━━ PROVIDED DATA ━━

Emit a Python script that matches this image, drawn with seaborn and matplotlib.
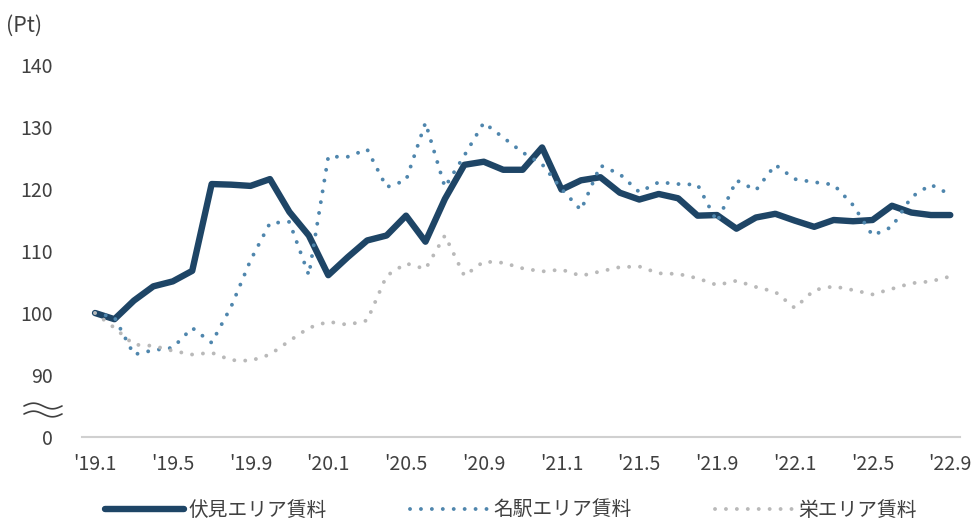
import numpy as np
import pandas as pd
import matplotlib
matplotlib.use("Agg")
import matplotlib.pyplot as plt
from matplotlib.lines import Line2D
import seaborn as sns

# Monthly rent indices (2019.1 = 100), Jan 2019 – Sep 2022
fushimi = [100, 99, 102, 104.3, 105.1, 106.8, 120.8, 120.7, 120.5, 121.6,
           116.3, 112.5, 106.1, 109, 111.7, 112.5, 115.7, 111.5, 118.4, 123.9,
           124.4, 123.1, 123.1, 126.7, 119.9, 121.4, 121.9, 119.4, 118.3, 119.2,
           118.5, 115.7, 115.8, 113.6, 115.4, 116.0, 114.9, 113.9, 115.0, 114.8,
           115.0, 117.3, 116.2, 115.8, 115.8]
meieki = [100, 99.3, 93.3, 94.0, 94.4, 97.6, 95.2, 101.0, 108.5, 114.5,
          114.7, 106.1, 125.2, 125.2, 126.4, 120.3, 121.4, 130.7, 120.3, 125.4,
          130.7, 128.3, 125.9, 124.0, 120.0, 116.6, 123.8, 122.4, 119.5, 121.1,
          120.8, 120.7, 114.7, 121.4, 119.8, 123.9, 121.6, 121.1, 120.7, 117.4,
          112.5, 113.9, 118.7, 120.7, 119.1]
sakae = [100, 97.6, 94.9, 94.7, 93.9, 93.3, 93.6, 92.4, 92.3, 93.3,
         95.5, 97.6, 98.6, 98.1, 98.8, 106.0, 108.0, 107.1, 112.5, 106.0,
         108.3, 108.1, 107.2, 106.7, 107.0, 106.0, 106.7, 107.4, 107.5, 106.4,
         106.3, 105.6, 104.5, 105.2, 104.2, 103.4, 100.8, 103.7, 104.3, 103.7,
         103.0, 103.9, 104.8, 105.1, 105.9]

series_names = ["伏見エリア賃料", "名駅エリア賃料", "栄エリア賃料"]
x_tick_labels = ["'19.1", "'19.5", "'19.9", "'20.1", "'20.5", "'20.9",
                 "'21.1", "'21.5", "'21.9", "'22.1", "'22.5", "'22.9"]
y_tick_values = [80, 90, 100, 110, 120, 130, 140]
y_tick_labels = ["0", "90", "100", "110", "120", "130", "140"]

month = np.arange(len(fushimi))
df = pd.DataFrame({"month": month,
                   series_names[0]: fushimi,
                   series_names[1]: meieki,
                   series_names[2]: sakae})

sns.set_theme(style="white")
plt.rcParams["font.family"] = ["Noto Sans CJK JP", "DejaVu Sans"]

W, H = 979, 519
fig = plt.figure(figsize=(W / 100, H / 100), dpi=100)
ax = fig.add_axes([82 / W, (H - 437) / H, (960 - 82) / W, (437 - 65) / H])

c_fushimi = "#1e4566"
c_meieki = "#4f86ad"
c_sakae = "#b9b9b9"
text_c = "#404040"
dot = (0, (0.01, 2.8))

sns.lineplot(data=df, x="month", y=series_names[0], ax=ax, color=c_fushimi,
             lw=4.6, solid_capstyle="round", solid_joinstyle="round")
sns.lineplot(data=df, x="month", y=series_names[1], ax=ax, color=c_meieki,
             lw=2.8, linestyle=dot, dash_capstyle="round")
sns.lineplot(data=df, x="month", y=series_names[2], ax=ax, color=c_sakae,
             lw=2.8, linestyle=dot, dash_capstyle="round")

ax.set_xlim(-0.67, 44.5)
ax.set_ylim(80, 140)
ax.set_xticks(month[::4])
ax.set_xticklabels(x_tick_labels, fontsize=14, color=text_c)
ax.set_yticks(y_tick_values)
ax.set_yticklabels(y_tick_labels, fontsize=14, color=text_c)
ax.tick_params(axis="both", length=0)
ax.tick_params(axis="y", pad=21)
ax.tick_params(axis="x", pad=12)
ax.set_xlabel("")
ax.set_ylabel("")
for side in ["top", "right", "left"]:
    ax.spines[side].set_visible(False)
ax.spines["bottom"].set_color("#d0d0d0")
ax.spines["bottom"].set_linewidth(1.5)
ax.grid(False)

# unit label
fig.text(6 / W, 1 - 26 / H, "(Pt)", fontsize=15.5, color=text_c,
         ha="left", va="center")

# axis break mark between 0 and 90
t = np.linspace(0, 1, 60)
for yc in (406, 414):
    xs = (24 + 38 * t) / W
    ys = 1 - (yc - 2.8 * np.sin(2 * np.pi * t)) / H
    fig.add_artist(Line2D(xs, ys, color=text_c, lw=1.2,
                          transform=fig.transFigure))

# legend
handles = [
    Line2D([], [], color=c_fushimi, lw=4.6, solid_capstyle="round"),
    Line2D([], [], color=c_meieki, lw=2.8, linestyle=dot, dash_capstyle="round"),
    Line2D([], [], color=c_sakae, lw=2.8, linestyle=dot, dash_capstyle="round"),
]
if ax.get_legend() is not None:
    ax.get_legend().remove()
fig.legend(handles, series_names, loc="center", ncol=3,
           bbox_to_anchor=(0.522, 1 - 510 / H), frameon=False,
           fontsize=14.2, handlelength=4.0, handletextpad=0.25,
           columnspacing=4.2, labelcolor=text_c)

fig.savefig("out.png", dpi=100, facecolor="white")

━━━

- TASK REQUIREMENTS -
Your task is to restate word for word the lines from the top of the data to the line containing "import seaborn as sns", both ends included, with every picture left out.

- RESULT FOR THIS EXERCISE -
Emit a Python script that matches this image, drawn with seaborn and matplotlib.
import numpy as np
import pandas as pd
import matplotlib
matplotlib.use("Agg")
import matplotlib.pyplot as plt
from matplotlib.lines import Line2D
import seaborn as sns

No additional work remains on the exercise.